Since this problem is unsolvable, it is impossible to write an algorithm which checks the existence of a correspondence. Nevertheless, one can check whether there is a correspondence of a given length. This should be implemented in this exercise.

3. What has to be done in detail

The `searchcorrespondence()` function has to be implemented. It obtains three inputs: `firstarray`, `secondarray` and `indexarray` which are the parameters defining Post's correspondence problem and the array which will carry the correspondence. The length of this array is already given. The implementation should cover two aspects:

• It should list all existing correspondences of the given length. For example, if `indexarray` is (0,0,0,0) and there are five columns, then the algorithm should check for all entries (a,b,c,d) with a,b,c,d in {0,1,2,3,4} whether these values of index array define a solution. The easiest way is to go in lexicographic order through all these possibilities.
• Furthermore, the search is sometimes lengthy. Therefore it should be shortened in those cases where it is obvious that one cannot generate an entry. If in the case of the first example, all entries of the form (1,2,*,*) are impossible as the first row will start with "aplanacanal" and the second with "lanacanalpa" which cannot be matched to any matching correspondence.
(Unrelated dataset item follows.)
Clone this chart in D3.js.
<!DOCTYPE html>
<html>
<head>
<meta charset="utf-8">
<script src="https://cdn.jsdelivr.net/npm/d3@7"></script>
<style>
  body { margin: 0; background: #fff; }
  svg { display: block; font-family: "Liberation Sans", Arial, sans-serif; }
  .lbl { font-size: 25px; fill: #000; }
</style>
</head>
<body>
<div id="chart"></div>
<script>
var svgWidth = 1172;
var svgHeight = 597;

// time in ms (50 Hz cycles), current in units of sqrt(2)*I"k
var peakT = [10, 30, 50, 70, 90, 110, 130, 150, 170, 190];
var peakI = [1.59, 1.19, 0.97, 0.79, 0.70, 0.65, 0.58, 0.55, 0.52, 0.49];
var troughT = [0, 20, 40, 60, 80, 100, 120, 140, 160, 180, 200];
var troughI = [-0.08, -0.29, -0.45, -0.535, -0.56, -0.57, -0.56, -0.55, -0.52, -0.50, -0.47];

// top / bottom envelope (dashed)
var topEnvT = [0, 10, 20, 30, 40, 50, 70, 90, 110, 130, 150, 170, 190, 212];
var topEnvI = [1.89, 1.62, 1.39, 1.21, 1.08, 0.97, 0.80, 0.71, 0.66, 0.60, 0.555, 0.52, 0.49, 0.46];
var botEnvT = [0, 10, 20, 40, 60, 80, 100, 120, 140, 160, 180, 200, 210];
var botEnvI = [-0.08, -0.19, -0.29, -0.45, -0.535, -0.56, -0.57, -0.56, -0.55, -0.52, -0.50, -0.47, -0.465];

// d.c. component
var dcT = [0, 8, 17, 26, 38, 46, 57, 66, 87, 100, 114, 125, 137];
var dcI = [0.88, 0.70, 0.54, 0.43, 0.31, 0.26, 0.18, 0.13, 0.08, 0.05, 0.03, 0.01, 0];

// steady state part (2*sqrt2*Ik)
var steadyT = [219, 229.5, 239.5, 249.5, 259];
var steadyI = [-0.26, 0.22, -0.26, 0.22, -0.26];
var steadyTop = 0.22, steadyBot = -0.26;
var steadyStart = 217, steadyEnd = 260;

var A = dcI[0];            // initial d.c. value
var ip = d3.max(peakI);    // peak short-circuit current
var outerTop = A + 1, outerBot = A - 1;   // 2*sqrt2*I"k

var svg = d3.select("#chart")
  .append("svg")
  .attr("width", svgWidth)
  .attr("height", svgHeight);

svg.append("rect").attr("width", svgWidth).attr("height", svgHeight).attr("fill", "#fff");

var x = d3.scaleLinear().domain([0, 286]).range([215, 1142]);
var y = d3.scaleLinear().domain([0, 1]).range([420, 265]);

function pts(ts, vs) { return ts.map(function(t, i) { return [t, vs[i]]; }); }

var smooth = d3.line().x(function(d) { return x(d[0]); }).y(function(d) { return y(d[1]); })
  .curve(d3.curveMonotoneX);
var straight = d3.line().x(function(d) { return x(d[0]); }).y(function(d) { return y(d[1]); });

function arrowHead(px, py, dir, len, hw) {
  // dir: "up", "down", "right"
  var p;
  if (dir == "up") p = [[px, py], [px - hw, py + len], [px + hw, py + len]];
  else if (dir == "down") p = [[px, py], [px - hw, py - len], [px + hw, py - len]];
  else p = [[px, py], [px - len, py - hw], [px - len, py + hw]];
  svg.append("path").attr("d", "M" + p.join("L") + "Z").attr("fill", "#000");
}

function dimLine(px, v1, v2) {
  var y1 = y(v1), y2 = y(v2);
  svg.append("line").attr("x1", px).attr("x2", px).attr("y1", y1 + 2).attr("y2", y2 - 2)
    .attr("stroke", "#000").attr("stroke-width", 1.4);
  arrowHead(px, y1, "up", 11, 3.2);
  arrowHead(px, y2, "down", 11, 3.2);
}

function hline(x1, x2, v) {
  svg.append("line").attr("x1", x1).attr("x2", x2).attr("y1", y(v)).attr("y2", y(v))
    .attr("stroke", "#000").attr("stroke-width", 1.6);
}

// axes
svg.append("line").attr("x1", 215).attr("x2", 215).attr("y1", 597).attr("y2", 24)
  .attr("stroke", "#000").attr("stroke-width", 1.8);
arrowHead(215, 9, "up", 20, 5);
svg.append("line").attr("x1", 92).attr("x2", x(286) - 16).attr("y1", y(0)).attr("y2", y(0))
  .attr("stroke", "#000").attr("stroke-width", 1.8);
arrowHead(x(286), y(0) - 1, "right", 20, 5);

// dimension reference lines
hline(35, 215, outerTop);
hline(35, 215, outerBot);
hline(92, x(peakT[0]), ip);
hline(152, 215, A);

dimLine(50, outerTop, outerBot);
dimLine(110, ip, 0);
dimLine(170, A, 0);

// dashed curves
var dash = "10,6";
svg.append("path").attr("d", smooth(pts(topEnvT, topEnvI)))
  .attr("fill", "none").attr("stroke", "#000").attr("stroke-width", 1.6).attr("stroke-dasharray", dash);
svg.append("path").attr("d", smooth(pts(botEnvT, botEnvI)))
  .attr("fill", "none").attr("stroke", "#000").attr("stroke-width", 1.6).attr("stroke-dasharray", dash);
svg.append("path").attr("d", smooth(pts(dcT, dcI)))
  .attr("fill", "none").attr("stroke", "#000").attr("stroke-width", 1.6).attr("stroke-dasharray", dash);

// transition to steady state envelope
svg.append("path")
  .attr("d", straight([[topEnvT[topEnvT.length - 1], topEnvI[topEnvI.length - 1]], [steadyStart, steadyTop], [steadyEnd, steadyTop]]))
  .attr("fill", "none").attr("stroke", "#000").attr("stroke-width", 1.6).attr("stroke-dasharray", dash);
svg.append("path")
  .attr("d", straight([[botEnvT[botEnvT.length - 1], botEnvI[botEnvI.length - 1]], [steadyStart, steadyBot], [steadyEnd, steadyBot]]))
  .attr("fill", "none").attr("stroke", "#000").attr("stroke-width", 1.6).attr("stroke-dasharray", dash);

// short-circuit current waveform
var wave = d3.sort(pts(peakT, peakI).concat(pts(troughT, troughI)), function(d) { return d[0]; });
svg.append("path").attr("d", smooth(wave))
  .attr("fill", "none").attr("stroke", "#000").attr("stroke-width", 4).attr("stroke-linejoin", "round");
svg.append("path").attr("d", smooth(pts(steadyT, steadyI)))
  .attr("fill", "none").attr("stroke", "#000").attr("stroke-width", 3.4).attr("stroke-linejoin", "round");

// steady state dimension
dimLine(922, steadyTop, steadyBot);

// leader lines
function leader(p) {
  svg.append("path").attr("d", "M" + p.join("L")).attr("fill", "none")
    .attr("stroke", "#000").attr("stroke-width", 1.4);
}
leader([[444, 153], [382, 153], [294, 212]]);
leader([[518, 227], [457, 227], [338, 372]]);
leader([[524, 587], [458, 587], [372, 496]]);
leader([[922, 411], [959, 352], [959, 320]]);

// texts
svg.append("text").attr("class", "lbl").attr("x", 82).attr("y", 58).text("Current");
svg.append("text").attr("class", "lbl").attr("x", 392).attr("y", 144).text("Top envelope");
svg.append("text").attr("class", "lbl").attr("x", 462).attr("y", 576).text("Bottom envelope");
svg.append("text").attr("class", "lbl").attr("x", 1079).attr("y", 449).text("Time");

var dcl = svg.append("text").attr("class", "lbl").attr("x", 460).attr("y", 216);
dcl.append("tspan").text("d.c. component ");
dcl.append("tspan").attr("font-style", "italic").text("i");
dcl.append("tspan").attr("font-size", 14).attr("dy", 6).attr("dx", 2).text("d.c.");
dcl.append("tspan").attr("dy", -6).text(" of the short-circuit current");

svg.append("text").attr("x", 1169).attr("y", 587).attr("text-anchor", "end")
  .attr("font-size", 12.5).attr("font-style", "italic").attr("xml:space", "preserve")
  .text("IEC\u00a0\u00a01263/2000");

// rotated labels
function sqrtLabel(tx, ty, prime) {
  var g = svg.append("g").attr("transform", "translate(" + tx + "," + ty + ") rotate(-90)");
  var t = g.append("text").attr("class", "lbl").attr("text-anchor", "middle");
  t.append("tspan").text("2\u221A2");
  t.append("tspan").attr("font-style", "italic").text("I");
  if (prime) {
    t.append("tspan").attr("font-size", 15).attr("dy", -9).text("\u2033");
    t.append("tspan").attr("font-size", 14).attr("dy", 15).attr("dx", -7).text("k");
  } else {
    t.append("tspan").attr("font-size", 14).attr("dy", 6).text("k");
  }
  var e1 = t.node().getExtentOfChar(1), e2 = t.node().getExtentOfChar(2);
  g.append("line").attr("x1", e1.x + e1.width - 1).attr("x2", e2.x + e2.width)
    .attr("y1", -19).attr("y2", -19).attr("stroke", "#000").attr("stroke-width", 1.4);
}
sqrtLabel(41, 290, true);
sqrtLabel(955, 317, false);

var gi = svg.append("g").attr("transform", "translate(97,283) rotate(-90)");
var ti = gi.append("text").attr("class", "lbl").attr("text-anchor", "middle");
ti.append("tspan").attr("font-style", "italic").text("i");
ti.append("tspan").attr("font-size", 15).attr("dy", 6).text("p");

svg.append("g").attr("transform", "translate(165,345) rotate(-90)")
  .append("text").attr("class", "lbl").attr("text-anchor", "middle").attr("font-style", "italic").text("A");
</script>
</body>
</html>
One can use the `printcorrespondence(firstarray, secondarray, indexarray)` function to print the existing solutions and also analyze this function in order to get an idea of how to test for correspondences. The function to be edited is the `subsearch()` function which is called from `correspondencesearch()`. Here it comes with a parameter `k` which says that `indexarray[k]` is now the variable which has to be set. The `subsearch()` function should call itself with all possible values inserted at `indexarray[k]`. It means that for any possible choice h the following should be done:

• `indexarray[k]` should take the value h;
• the function should be called with the value `firstword + firstarray[h]` instead of `firstword`, `secondword + secondarray[h]` instead of `secondword`, `k + 1` instead of `k`.

Furthermore, please optimize your solution. That is, do not make such a call if it can be eaisly seen that whatever will be done, it will not lead to a match. This optimization will speed up the processing of the search a lot.